Provided material
○ ○ ○ ○ ○
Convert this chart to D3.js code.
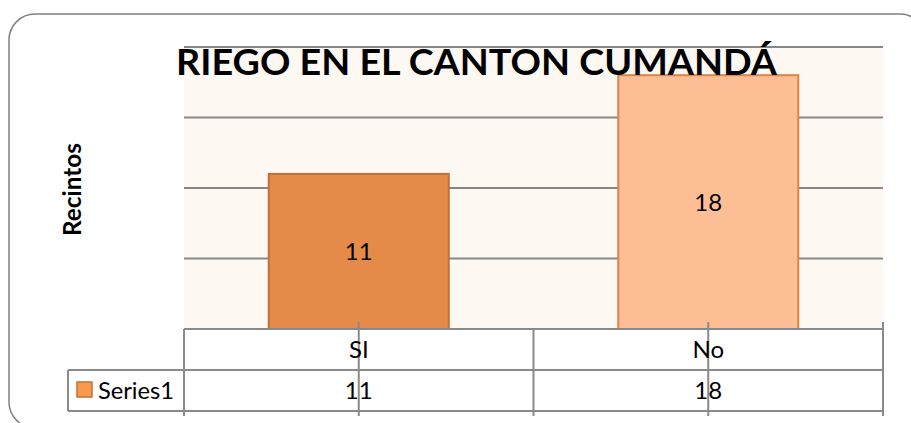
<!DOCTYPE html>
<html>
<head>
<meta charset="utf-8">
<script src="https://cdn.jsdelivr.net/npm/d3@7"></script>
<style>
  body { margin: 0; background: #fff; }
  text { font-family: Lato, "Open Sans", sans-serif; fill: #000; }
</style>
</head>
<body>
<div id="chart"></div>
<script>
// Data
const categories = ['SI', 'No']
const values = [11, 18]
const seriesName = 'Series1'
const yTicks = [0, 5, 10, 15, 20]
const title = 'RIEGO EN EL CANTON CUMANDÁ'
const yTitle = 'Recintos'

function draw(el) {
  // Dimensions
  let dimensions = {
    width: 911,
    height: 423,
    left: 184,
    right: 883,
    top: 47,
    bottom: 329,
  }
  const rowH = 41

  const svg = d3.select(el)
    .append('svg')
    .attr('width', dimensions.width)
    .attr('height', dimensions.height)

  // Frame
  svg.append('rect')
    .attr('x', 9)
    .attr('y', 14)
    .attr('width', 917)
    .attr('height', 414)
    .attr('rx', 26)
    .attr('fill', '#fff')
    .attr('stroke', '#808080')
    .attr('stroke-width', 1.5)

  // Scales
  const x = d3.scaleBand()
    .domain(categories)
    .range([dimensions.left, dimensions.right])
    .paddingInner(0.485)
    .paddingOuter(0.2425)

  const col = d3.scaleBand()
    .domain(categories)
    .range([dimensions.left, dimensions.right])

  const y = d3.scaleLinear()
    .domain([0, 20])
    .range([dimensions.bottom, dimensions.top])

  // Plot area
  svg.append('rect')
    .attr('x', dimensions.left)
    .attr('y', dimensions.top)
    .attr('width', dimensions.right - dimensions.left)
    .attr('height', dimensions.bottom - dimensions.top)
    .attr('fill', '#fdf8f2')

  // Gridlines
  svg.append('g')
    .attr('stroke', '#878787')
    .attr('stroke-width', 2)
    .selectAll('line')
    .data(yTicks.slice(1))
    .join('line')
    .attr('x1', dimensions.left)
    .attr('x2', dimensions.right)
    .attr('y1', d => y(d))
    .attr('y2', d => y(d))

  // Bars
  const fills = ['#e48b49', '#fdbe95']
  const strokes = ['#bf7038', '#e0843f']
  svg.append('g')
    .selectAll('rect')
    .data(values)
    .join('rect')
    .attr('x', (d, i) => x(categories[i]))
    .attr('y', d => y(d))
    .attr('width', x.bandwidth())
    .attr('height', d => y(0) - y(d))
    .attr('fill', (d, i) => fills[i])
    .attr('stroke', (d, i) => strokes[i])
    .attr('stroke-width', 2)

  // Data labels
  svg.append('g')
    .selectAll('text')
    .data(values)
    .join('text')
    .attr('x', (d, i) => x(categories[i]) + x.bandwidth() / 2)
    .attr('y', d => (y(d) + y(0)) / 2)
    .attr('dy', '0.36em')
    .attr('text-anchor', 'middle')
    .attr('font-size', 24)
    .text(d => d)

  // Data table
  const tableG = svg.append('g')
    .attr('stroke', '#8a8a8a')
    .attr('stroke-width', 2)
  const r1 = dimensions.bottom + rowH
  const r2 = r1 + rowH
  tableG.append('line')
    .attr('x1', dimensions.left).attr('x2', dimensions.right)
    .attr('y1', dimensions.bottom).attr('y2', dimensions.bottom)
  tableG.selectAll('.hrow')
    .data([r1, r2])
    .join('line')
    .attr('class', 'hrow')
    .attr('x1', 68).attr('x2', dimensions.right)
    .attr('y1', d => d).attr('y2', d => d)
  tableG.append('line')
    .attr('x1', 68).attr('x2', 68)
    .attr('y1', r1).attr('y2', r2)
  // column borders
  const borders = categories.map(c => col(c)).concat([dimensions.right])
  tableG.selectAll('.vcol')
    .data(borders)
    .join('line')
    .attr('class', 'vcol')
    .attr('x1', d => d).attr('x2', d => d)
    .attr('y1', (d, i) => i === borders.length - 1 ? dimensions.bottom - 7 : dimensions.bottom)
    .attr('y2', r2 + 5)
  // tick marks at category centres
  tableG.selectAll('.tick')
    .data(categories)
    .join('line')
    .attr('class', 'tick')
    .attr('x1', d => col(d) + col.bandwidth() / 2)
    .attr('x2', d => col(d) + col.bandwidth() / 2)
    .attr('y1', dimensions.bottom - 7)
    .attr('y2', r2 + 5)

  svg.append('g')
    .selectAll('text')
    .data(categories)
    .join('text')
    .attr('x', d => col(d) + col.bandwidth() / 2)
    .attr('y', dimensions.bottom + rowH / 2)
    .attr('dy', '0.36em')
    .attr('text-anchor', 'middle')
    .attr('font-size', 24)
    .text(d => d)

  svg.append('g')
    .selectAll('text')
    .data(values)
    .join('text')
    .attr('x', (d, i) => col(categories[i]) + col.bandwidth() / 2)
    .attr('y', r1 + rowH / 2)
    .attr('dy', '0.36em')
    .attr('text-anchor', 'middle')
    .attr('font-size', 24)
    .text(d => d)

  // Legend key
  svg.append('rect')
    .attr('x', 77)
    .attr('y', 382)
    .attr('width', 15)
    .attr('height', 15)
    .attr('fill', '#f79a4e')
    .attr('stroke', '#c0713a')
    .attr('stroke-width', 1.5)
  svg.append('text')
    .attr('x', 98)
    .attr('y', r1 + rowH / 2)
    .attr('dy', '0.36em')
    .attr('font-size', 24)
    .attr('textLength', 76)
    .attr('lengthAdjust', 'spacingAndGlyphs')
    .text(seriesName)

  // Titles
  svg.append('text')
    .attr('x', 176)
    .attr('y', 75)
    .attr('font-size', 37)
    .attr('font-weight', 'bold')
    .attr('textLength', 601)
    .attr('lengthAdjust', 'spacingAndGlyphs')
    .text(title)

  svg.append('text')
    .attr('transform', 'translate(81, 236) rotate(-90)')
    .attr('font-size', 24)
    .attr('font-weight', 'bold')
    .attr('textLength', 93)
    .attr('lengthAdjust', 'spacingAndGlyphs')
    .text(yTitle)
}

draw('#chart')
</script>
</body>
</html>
○ ○ ○ ○ ○
Aim
Return all lines with the word "chart" in them.

Expected output
Convert this chart to D3.js code.
<div id="chart"></div>
draw('#chart')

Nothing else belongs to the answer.